_SUPPLIED MATERIAL_.
>> BEGIN

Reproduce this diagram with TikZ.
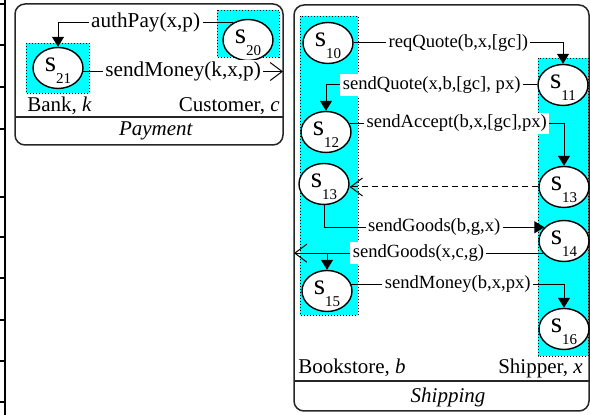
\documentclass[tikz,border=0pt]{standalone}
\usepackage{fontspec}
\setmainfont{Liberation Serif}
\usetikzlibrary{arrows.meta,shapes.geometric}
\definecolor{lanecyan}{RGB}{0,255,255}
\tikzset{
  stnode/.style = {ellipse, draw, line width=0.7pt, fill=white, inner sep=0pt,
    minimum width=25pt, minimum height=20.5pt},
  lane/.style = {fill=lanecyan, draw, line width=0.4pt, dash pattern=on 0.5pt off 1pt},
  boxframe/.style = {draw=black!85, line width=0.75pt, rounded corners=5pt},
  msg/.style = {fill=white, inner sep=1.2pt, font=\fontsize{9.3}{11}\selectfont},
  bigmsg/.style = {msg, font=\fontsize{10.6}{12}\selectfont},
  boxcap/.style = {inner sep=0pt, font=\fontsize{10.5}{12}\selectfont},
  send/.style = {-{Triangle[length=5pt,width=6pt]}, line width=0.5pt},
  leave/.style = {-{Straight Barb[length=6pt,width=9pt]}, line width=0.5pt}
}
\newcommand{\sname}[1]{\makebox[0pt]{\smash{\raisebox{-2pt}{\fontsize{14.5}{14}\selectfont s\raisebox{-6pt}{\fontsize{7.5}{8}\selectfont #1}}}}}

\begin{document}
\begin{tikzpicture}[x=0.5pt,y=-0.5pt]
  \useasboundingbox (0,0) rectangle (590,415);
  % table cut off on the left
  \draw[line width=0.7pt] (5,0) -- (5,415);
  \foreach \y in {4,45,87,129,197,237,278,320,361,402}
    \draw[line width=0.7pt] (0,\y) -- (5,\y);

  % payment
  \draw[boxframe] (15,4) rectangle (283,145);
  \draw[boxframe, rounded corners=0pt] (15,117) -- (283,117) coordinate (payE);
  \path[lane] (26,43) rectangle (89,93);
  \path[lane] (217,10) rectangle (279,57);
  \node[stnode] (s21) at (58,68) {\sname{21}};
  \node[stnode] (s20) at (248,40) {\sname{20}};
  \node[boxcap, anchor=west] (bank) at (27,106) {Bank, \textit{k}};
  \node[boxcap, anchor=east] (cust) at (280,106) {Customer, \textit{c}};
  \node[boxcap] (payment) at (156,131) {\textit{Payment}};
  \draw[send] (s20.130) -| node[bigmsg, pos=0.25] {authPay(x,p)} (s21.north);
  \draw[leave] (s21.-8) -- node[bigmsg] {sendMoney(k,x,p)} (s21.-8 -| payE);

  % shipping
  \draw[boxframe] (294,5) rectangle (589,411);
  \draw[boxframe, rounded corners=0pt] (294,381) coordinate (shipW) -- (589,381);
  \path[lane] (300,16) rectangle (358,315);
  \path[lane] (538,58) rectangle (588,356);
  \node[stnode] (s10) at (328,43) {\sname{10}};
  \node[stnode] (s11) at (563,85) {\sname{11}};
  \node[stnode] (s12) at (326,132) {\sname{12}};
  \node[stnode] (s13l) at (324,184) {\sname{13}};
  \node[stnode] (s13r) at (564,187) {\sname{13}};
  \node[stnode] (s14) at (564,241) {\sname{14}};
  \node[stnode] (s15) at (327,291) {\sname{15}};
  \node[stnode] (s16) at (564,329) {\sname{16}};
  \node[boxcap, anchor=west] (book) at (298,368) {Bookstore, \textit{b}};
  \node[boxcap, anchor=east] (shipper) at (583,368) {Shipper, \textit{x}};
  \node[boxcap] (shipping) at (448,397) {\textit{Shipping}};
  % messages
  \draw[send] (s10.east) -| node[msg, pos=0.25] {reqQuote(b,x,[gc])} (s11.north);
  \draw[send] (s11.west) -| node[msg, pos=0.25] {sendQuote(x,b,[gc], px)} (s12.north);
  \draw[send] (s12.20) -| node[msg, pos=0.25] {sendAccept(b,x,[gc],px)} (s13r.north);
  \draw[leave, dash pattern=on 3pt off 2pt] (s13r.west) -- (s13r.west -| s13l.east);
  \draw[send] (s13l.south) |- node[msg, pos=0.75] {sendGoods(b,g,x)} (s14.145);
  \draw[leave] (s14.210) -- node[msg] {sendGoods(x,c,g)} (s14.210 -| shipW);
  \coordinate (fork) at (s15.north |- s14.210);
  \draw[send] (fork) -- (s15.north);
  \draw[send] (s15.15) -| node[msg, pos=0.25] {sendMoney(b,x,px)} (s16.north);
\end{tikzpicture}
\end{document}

>> END
>> BEGIN

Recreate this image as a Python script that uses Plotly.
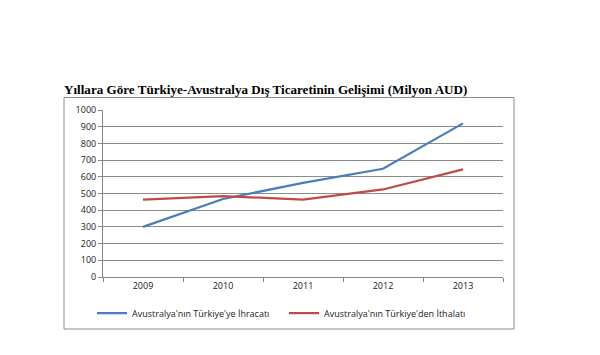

>> END

_WHAT TO WORK ON_. Copy out every line of the listing that includes the string "this".

_TASK RESULT_.
Reproduce this diagram with TikZ.
Recreate this image as a Python script that uses Plotly.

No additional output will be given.